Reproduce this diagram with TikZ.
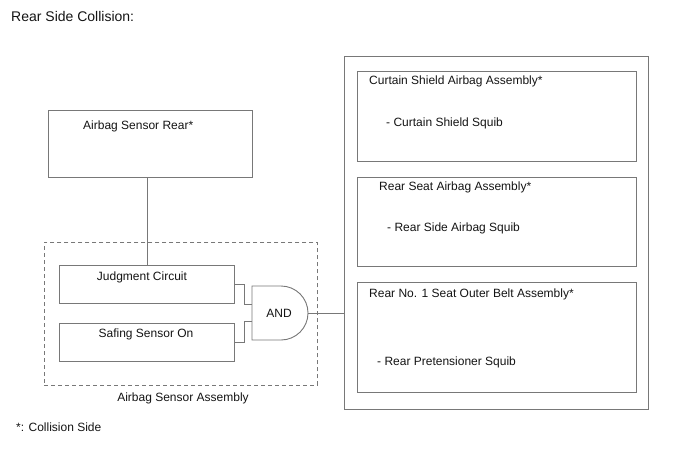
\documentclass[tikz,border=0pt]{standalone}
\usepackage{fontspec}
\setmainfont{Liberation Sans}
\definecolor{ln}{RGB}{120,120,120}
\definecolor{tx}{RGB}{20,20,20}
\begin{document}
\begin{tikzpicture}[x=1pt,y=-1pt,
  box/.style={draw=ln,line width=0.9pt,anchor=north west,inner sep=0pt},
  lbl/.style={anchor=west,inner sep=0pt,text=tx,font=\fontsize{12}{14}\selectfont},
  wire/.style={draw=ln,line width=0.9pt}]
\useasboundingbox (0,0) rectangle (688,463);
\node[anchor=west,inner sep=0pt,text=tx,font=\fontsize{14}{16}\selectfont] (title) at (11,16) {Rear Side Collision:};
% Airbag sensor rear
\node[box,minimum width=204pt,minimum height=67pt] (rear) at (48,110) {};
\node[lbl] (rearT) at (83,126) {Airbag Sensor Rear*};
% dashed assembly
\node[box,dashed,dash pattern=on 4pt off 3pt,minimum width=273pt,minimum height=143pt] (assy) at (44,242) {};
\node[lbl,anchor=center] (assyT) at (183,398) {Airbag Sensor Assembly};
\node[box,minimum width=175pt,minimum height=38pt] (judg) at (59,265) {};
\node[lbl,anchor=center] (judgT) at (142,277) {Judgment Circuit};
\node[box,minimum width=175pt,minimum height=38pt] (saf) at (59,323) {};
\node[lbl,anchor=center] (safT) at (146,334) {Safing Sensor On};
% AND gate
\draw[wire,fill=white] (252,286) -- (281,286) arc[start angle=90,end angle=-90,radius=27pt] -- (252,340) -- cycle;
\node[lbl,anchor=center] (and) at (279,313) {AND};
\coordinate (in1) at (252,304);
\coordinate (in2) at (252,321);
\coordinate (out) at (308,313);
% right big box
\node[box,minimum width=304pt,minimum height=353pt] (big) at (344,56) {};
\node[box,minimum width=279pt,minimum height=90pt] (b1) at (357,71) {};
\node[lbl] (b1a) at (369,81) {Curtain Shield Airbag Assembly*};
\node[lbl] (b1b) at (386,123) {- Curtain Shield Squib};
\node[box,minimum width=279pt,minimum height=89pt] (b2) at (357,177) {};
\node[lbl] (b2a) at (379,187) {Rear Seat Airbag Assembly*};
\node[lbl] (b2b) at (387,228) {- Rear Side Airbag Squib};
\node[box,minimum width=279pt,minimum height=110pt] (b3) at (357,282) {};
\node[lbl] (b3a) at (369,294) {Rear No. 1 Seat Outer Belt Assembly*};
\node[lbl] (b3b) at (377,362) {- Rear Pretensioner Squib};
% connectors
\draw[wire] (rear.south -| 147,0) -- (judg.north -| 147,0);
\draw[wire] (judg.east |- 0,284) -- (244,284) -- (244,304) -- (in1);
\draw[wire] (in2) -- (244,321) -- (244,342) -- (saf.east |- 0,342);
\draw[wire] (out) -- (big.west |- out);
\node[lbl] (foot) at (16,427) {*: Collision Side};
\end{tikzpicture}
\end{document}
==
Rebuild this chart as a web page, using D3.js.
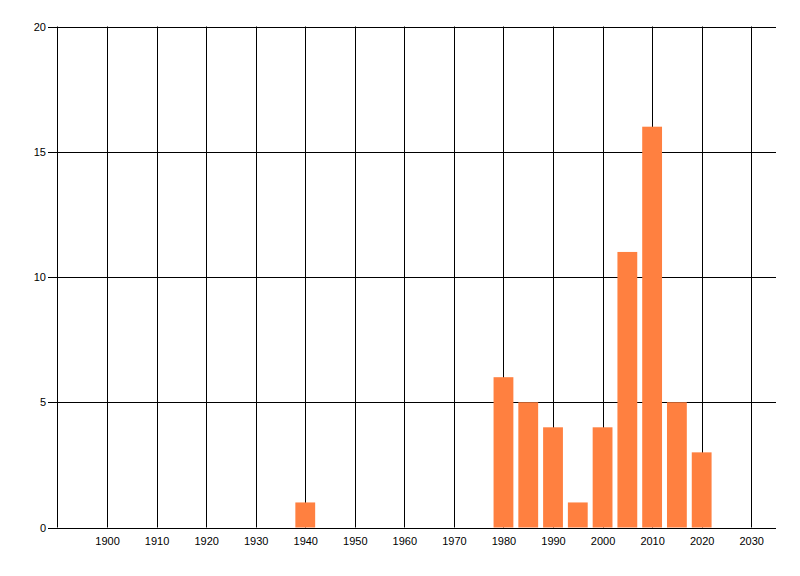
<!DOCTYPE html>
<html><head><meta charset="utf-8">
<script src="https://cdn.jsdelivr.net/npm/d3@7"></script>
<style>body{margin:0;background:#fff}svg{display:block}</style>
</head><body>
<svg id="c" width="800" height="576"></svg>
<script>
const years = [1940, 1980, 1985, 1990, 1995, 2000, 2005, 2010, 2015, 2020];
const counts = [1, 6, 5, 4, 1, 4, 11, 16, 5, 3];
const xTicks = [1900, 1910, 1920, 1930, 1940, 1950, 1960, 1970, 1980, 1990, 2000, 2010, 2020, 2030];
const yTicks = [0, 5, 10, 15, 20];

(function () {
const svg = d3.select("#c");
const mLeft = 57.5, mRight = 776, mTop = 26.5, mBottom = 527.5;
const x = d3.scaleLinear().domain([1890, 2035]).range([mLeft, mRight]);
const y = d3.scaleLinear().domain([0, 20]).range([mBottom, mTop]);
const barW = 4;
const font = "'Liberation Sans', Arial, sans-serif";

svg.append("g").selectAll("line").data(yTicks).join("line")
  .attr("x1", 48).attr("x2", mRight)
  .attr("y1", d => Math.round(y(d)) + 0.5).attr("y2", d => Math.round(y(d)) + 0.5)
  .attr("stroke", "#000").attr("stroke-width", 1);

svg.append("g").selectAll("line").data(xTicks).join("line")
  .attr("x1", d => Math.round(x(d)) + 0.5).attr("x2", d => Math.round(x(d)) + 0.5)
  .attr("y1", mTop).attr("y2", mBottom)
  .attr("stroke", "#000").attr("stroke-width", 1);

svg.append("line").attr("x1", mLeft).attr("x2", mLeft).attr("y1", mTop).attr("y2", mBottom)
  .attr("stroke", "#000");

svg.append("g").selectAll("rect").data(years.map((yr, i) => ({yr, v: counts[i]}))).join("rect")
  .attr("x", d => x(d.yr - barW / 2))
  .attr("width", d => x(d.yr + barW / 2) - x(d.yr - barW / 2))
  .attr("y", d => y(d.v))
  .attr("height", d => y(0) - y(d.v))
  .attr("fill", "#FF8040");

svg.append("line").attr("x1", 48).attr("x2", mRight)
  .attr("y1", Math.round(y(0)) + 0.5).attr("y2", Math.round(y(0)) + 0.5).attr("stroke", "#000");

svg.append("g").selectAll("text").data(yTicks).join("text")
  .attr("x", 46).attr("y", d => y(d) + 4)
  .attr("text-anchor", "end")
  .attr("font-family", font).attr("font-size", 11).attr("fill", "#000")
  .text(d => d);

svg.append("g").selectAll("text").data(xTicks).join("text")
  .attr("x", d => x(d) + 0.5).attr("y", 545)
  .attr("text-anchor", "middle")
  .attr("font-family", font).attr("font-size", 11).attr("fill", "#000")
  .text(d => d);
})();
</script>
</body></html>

* Work to do *
Above are some records; quote exactly and only the lines that begin at the line containing "Rebuild this chart" and stop after the line containing "const yTicks = [0, 5, 10, 15, 20];", leaving out the pictures.

* Response to the task *
Rebuild this chart as a web page, using D3.js.
<!DOCTYPE html>
<html><head><meta charset="utf-8">
<script src="https://cdn.jsdelivr.net/npm/d3@7"></script>
<style>body{margin:0;background:#fff}svg{display:block}</style>
</head><body>
<svg id="c" width="800" height="576"></svg>
<script>
const years = [1940, 1980, 1985, 1990, 1995, 2000, 2005, 2010, 2015, 2020];
const counts = [1, 6, 5, 4, 1, 4, 11, 16, 5, 3];
const xTicks = [1900, 1910, 1920, 1930, 1940, 1950, 1960, 1970, 1980, 1990, 2000, 2010, 2020, 2030];
const yTicks = [0, 5, 10, 15, 20];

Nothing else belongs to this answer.